8. GOVERNING LAW/FORUM SELECTION

 

The contract formed pursuant to the terms, conditions and specifications of this Purchase Order and Terms and Conditions of Sale and the obligations thereby imposed on Seller and Purchaser shall be governed and construed according to the laws of the State of Ohio without giving effect to any choice or conflict of law provision or rule that would cause the application of the laws of any jurisdiction other than the State of Ohio.
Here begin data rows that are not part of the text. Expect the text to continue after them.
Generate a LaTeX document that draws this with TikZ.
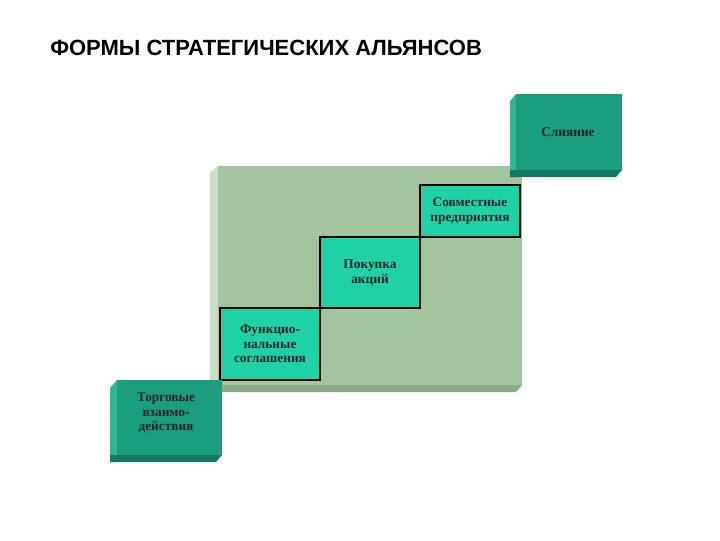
\documentclass[tikz,border=0pt]{standalone}
\usepackage{fontspec}
\setmainfont{Liberation Serif}
\newfontfamily\titlefont{Liberation Sans}
\definecolor{dk}{HTML}{1A9E7E}
\definecolor{dkb}{HTML}{137A60}
\definecolor{dkl}{HTML}{2DB892}
\definecolor{lt}{HTML}{1ED2A6}
\definecolor{pn}{HTML}{A2C49E}
\definecolor{pnl}{HTML}{C9DEC2}
\definecolor{pnb}{HTML}{8CAA88}
\begin{document}
\begin{tikzpicture}[x=0.75pt,y=-0.75pt,
  lbl/.style={font=\fontsize{10}{11}\selectfont\bfseries, align=center, text=black!85},
  step box/.style={draw=black, line width=0.8pt, fill=lt}]
\useasboundingbox (0,0) rectangle (720,540);
\node[anchor=west, font=\titlefont\bfseries\fontsize{16.5}{19}\selectfont, inner sep=0pt] (title) at (50,48) {ФОРМЫ СТРАТЕГИЧЕСКИХ АЛЬЯНСОВ};
% panel
\fill[pnl] (210,172) -- (218,166) -- (218,392) -- (210,392) -- cycle;
\fill[pnb] (210,385) -- (522,385) -- (516,392) -- (210,392) -- cycle;
\fill[pn] (218,166) rectangle (522,385);
% Слияние
\fill[dkl] (510,101) -- (516,94) -- (516,177) -- (510,177) -- cycle;
\fill[dkb] (510,170) -- (622,170) -- (616,177) -- (510,177) -- cycle;
\fill[dk] (516,94) rectangle (622,170);
\node[lbl] (s5) at (568,132) {Слияние};
% steps
\draw[step box] (420,185) rectangle (520,237);
\node[lbl] (s4) at (470,211) {Совместные\\предприятия};
\draw[step box] (320,237) rectangle (420,308);
\node[lbl] (s3) at (370,272.5) {Покупка\\акций};
\draw[step box] (220,308) rectangle (320,380);
\node[lbl] (s2) at (270,344) {Функцио-\\нальные\\соглашения};
% Торговые
\fill[dkl] (110,388) -- (117,380) -- (117,462) -- (110,462) -- cycle;
\fill[dkb] (110,455) -- (222,455) -- (216,462) -- (110,462) -- cycle;
\fill[dk] (117,380) rectangle (222,455);
\node[lbl] (s1) at (166,413) {Торговые\\взаимо-\\действия};
\end{tikzpicture}
\end{document}
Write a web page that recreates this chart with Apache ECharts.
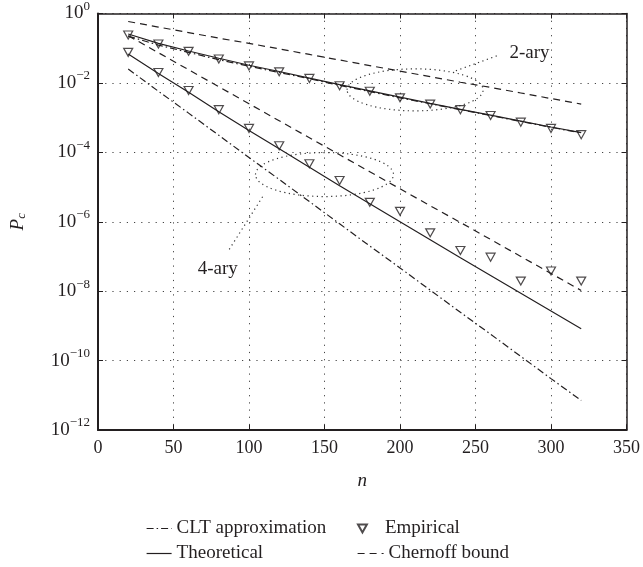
<!DOCTYPE html>
<html>
<head>
<meta charset="utf-8">
<script src="https://cdn.jsdelivr.net/npm/echarts@6/dist/echarts.min.js"></script>
<style>
html, body { margin: 0; padding: 0; background: #fff; }
#chart { width: 643px; height: 567px; }
</style>
</head>
<body>
<div id="chart"></div>
<script>
var nValues = [20, 40, 60, 80, 100, 120, 140, 160, 180, 200, 220, 240, 260, 280, 300, 320];

// values, as exponents: Pc = 10^value
var theo2 = [-0.59, -0.86, -1.08, -1.29, -1.49, -1.67, -1.86, -2.05, -2.23, -2.41, -2.59, -2.76, -2.93, -3.10, -3.27, -3.43];
var clt2 = [-0.65, -0.91, -1.12, -1.33, -1.52, -1.70, -1.88, -2.07, -2.25, -2.43, -2.60, -2.77, -2.94, -3.11, -3.28, -3.44];
var chern2 = [-0.23, -0.39, -0.55, -0.71, -0.86, -1.02, -1.18, -1.34, -1.50, -1.66, -1.82, -1.98, -2.13, -2.29, -2.45, -2.61];
var emp2 = [-0.62, -0.88, -1.09, -1.31, -1.51, -1.68, -1.87, -2.08, -2.24, -2.43, -2.61, -2.77, -2.94, -3.13, -3.31, -3.49];

var theo4 = [-1.17, -1.73, -2.27, -2.83, -3.37, -3.90, -4.43, -4.96, -5.48, -6.00, -6.52, -7.04, -7.55, -8.06, -8.57, -9.08];
var clt4 = [-1.60, -2.24, -2.87, -3.51, -4.15, -4.78, -5.42, -6.06, -6.70, -7.33, -7.97, -8.61, -9.24, -9.88, -10.52, -11.15];
var chern4 = [-0.64, -1.13, -1.62, -2.11, -2.60, -3.09, -3.58, -4.07, -4.56, -5.05, -5.54, -6.02, -6.51, -7.00, -7.49, -7.98];
var emp4 = [-1.12, -1.70, -2.22, -2.77, -3.31, -3.81, -4.33, -4.81, -5.44, -5.70, -6.32, -6.83, -7.02, -7.71, -7.42, -7.71];

var legendNames = ['CLT approximation', 'Theoretical', 'Empirical', 'Chernoff bound'];

var serif = '"Liberation Serif", "DejaVu Serif", serif';
var ink = '#231f20';
var dashDot = [7, 3, 1.5, 3];
var dashed = [7, 5];

function toPoints(exps) {
    return nValues.map(function (n, i) {
        return [n, exps[i]];
    });
}

function lineSeries(name, exps, type) {
    return {
        type: 'line',
        name: name,
        data: toPoints(exps),
        symbol: 'none',
        showSymbol: false,
        lineStyle: { color: ink, width: 1.2, type: type },
        itemStyle: { color: ink },
        animation: false
    };
}

function markerSeries(name, exps) {
    return {
        type: 'scatter',
        name: name,
        data: toPoints(exps),
        symbol: 'path://M0,0L10,0L5,9Z',
        symbolSize: [9, 8],
        itemStyle: { color: 'rgba(255,255,255,0)', borderColor: ink, borderWidth: 1.2 },
        z: 5,
        animation: false
    };
}

function powLabel(v) {
    var s = v === 0 ? '0' : '\u2212' + (-v);
    return '{b|10}{s|' + s + '}';
}

var chart = echarts.init(document.getElementById('chart'));

var gridLine = { show: true, lineStyle: { color: '#444', width: 1, type: [1.2, 6] } };
var legendText = { fontFamily: serif, fontSize: 19, color: ink };

function legendItem(name, left, top, w, h, extra) {
    var lg = {
        left: left, top: top, itemWidth: w, itemHeight: h, selectedMode: false,
        data: [name], textStyle: legendText
    };
    if (name !== legendNames[2]) {
        // line entries: keep the dash pattern, hide the marker
        lg.itemStyle = { opacity: 0 };
        lg.lineStyle = { width: 1.2 };
    }
    if (extra) lg.textStyle = Object.assign({}, legendText, extra);
    return lg;
}

chart.setOption({
    animation: false,
    backgroundColor: '#fff',
    grid: { left: 98, right: 16, top: 13, bottom: 137 },
    legend: [
        legendItem(legendNames[0], 141, 514, 25, 10),
        legendItem(legendNames[1], 141, 539, 25, 10),
        legendItem(legendNames[2], 352, 514, 9, 8, { padding: [0, 0, 0, 13] }),
        legendItem(legendNames[3], 352, 539, 26, 10)
    ],
    xAxis: [
        {
            type: 'value', min: 0, max: 350, interval: 50,
            name: 'n', nameLocation: 'middle', nameGap: 41,
            nameTextStyle: { fontFamily: serif, fontSize: 19, fontStyle: 'italic', color: ink },
            axisLine: { onZero: false, lineStyle: { color: ink, width: 2 } },
            axisTick: { inside: true, length: 5, lineStyle: { color: ink } },
            axisLabel: { margin: 9, fontFamily: serif, fontSize: 18, color: ink },
            splitLine: gridLine
        },
        {
            type: 'value', min: 0, max: 350, interval: 50, position: 'top',
            axisLine: { onZero: false, lineStyle: { color: ink, width: 1.5 } },
            axisTick: { inside: true, length: 5, lineStyle: { color: ink } },
            axisLabel: { show: false },
            splitLine: { show: false }
        }
    ],
    yAxis: [
        {
            type: 'value', min: -12, max: 0, interval: 2,
            name: '{p|P}{c|c}', nameLocation: 'middle', nameGap: 70, nameRotate: 90,
            nameTextStyle: {
                rich: {
                    p: { fontFamily: serif, fontSize: 19, fontStyle: 'italic', color: ink },
                    c: { fontFamily: serif, fontSize: 13, fontStyle: 'italic', color: ink, padding: [8, 0, 0, 0] }
                }
            },
            axisLine: { onZero: false, lineStyle: { color: ink, width: 2 } },
            axisTick: { inside: true, length: 5, lineStyle: { color: ink } },
            axisLabel: {
                margin: 8,
                formatter: powLabel,
                rich: {
                    b: { fontFamily: serif, fontSize: 19, color: ink },
                    s: { fontFamily: serif, fontSize: 13, color: ink, padding: [0, 0, 14, 0] }
                }
            },
            splitLine: gridLine
        },
        {
            type: 'value', min: -12, max: 0, interval: 2, position: 'right',
            axisLine: { onZero: false, lineStyle: { color: ink, width: 1.5 } },
            axisTick: { inside: true, length: 5, lineStyle: { color: ink } },
            axisLabel: { show: false },
            splitLine: { show: false }
        }
    ],
    series: [
        lineSeries(legendNames[1], theo2, 'solid'),
        lineSeries(legendNames[0], clt2, dashDot),
        lineSeries(legendNames[3], chern2, dashed),
        lineSeries(legendNames[1], theo4, 'solid'),
        lineSeries(legendNames[0], clt4, dashDot),
        lineSeries(legendNames[3], chern4, dashed),
        markerSeries(legendNames[2], emp2),
        markerSeries(legendNames[2], emp4)
    ]
});

// dotted ellipses and callout labels, anchored in data coordinates
function px(n, e) {
    return chart.convertToPixel({ xAxisIndex: 0, yAxisIndex: 0 }, [n, e]);
}
var dotted = { stroke: '#333', lineWidth: 1.2, lineDash: [1.2, 3.5], fill: null };
var c2 = px(210, -2.2), c4 = px(150, -4.64);
var a2 = px(237, -1.65), b2 = px(266, -1.19), t2 = px(272.5, -1.13);
var a4 = px(109, -5.28), b4 = px(86, -6.86), t4 = px(66, -7.35);

chart.setOption({
    graphic: [
        { type: 'ellipse', shape: { cx: c2[0], cy: c2[1], rx: 68, ry: 21 }, style: dotted, silent: true },
        { type: 'ellipse', shape: { cx: c4[0], cy: c4[1], rx: 69, ry: 22 }, style: dotted, silent: true },
        { type: 'line', shape: { x1: a2[0], y1: a2[1], x2: b2[0], y2: b2[1] }, style: dotted, silent: true },
        { type: 'line', shape: { x1: a4[0], y1: a4[1], x2: b4[0], y2: b4[1] }, style: dotted, silent: true },
        {
            type: 'text', x: t2[0], y: t2[1], silent: true,
            style: { text: '2-ary', fontFamily: serif, fontSize: 19, fill: ink, align: 'left', verticalAlign: 'middle' }
        },
        {
            type: 'text', x: t4[0], y: t4[1], silent: true,
            style: { text: '4-ary', fontFamily: serif, fontSize: 19, fill: ink, align: 'left', verticalAlign: 'middle' }
        }
    ]
});
</script>
</body>
</html>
Purchaser hereby expressly and irrevocably agrees that any disputes or controversies arising out of, relating to or concerning this Purchase Order and Terms and Conditions of Sale and the rights and obligations hereunder shall be commenced in either the Court of Common Pleas, Mahoning County, Ohio, or the United States District Court, Northern District, Eastern Division of Ohio, and further irrevocably consents to jurisdiction of those courts and service of process in accordance with the provisions of the laws of the State of Ohio.

 

 

9. MISCELLANEOUS

 

a) Seller’s failure to insist upon strict performance of any provision of this Purchase Order and Terms and Conditions of Sale shall not constitute a waiver of that or any other provision of any of the Seller’s rights under this Purchase Order and Terms and Conditions of Sale, nor shall it constitute a waiver by Seller of any subsequent default by you in the performance of this Purchase Order and Terms and Conditions of Sale.

 

b) You agree to pay any and all costs, expenses and attorney’s fees which we may incur or become liable for by reason of our enforcing or attempting to enforce the terms of this Purchase Order and Terms and Conditions of Sale, including, but not limited to, lien claims and foreclosure of lien claims and post-judgment collection efforts.

 

c) Should any part or provision of this Purchase Order and Terms and Conditions of Sale be declared invalid, unenforceable, illegal or in conflict with any law, the validity and enforceability of the remaining portions or provisions shall not be effected.

 

d) This Purchase Order and Terms and Conditions of Sale shall be binding upon and inure to the benefit of the respective heirs, executors, administrators, receivers, legal representatives, successors and assigns of the parties. This Purchase Order and Terms and Conditions of Sale, however, shall not be construed, nor is it intended, to confer third-party beneficiary rights upon any person, nor create a relationship between any other persons except between Seller and Purchaser.

 

e) Any checks received from Purchaser may be accepted on account and with full reservation of rights to collect any balance, notwithstanding any contrary legend or statement contained on or accompanying the check.

 

f) Seller is not responsible for errors made in any of its publications whether stenographic, clerical, or printer’s error.

 

10. ENTIRE AGREEMENT. There are no understandings between the parties hereto as to the subject matter of the Terms and Conditions of Sale other than as set forth herein. All previous communications between the parties hereto concerning the subject matter of the contract, whether verbal or written are hereby abrogated and withdrawn, and these Terms of Sale constitute the whole of the agreement between the parties hereto. Any acknowledgement of a Purchase Order is for record and billing purposes only and the acceptance or acknowledgment thereof is made expressly conditional on the terms of the contract.